▶ Exercise requirements: Begin with the first line of the material and copy each line word for word through the line that contains "an optional disc."; the pictures are left out.

───── Material ─────

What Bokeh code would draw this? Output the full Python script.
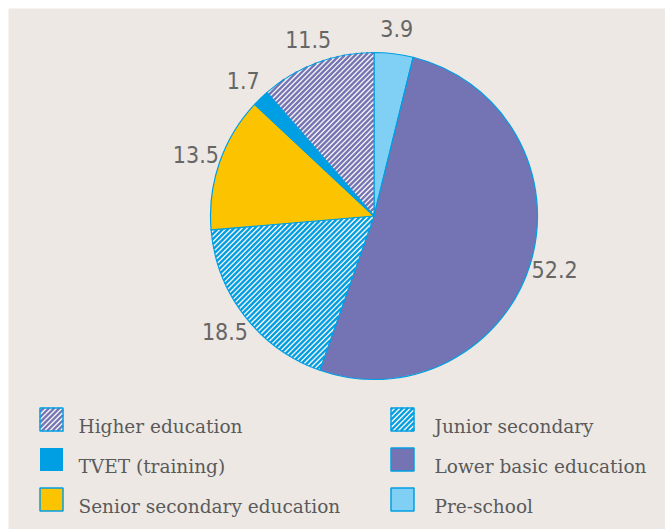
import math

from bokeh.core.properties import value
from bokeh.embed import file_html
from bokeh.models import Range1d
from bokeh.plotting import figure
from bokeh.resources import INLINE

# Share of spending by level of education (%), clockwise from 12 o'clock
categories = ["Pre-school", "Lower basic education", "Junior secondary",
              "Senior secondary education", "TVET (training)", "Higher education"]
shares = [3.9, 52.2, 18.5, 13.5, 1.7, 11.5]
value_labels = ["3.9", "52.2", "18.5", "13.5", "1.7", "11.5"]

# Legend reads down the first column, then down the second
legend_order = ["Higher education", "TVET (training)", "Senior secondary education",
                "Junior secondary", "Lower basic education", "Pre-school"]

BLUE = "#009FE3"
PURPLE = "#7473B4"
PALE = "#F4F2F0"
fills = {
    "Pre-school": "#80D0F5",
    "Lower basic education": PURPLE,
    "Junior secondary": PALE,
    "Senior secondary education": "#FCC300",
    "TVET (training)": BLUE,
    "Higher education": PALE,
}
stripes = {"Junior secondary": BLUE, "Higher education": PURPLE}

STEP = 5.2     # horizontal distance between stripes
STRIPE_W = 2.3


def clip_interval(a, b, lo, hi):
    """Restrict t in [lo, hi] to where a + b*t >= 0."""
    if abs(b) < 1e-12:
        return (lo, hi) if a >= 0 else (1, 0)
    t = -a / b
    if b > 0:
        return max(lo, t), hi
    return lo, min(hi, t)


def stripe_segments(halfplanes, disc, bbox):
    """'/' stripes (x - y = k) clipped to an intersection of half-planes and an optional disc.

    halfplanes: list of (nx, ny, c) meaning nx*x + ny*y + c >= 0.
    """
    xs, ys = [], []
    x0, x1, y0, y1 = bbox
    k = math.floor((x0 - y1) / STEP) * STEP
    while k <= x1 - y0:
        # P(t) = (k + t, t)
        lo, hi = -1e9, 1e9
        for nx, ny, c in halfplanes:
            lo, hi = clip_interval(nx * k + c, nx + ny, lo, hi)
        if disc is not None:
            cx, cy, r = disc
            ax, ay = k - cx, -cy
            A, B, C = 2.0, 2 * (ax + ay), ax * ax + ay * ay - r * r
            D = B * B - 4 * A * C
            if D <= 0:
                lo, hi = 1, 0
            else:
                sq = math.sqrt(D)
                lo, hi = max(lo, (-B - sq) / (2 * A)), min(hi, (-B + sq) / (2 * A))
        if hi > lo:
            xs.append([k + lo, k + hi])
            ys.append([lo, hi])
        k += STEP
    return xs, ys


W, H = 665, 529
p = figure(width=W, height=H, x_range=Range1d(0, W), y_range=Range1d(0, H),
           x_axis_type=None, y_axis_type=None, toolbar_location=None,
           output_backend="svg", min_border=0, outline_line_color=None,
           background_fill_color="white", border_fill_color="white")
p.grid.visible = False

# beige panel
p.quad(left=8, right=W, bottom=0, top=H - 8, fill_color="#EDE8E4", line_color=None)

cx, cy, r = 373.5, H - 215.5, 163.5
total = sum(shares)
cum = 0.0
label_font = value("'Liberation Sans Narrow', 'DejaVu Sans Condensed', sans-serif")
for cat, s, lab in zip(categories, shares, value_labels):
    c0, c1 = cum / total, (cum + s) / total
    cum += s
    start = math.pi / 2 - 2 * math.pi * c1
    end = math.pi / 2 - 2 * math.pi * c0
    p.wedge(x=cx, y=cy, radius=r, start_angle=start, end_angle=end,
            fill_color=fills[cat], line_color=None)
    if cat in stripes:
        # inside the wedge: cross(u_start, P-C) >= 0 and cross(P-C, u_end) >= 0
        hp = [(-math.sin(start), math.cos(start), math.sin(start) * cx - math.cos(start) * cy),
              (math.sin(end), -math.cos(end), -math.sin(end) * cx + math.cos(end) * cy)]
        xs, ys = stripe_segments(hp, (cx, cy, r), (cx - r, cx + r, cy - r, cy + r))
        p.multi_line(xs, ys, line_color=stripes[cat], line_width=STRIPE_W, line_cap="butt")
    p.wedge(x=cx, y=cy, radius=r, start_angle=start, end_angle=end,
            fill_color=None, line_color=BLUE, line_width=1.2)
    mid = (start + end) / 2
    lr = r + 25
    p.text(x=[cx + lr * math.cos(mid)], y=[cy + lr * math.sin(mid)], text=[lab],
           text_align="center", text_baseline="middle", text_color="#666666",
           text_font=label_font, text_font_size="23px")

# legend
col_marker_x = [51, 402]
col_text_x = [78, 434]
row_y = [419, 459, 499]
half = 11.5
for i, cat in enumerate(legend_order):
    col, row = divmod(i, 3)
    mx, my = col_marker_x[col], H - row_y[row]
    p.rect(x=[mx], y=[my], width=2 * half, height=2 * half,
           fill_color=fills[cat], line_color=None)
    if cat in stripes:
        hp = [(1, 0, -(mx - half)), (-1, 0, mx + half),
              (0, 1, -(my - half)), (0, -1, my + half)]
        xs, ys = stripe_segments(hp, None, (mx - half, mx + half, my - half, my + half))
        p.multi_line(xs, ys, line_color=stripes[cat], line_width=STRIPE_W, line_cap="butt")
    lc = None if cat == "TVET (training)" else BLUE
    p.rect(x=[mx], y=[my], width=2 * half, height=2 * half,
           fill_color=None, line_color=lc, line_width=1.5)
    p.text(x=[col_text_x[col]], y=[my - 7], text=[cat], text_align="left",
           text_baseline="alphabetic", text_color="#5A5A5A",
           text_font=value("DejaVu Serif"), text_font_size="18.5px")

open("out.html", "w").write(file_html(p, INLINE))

─────

▶ Correct answer:
What Bokeh code would draw this? Output the full Python script.
import math

from bokeh.core.properties import value
from bokeh.embed import file_html
from bokeh.models import Range1d
from bokeh.plotting import figure
from bokeh.resources import INLINE

# Share of spending by level of education (%), clockwise from 12 o'clock
categories = ["Pre-school", "Lower basic education", "Junior secondary",
              "Senior secondary education", "TVET (training)", "Higher education"]
shares = [3.9, 52.2, 18.5, 13.5, 1.7, 11.5]
value_labels = ["3.9", "52.2", "18.5", "13.5", "1.7", "11.5"]

# Legend reads down the first column, then down the second
legend_order = ["Higher education", "TVET (training)", "Senior secondary education",
                "Junior secondary", "Lower basic education", "Pre-school"]

BLUE = "#009FE3"
PURPLE = "#7473B4"
PALE = "#F4F2F0"
fills = {
    "Pre-school": "#80D0F5",
    "Lower basic education": PURPLE,
    "Junior secondary": PALE,
    "Senior secondary education": "#FCC300",
    "TVET (training)": BLUE,
    "Higher education": PALE,
}
stripes = {"Junior secondary": BLUE, "Higher education": PURPLE}

STEP = 5.2     # horizontal distance between stripes
STRIPE_W = 2.3


def clip_interval(a, b, lo, hi):
    """Restrict t in [lo, hi] to where a + b*t >= 0."""
    if abs(b) < 1e-12:
        return (lo, hi) if a >= 0 else (1, 0)
    t = -a / b
    if b > 0:
        return max(lo, t), hi
    return lo, min(hi, t)


def stripe_segments(halfplanes, disc, bbox):
    """'/' stripes (x - y = k) clipped to an intersection of half-planes and an optional disc.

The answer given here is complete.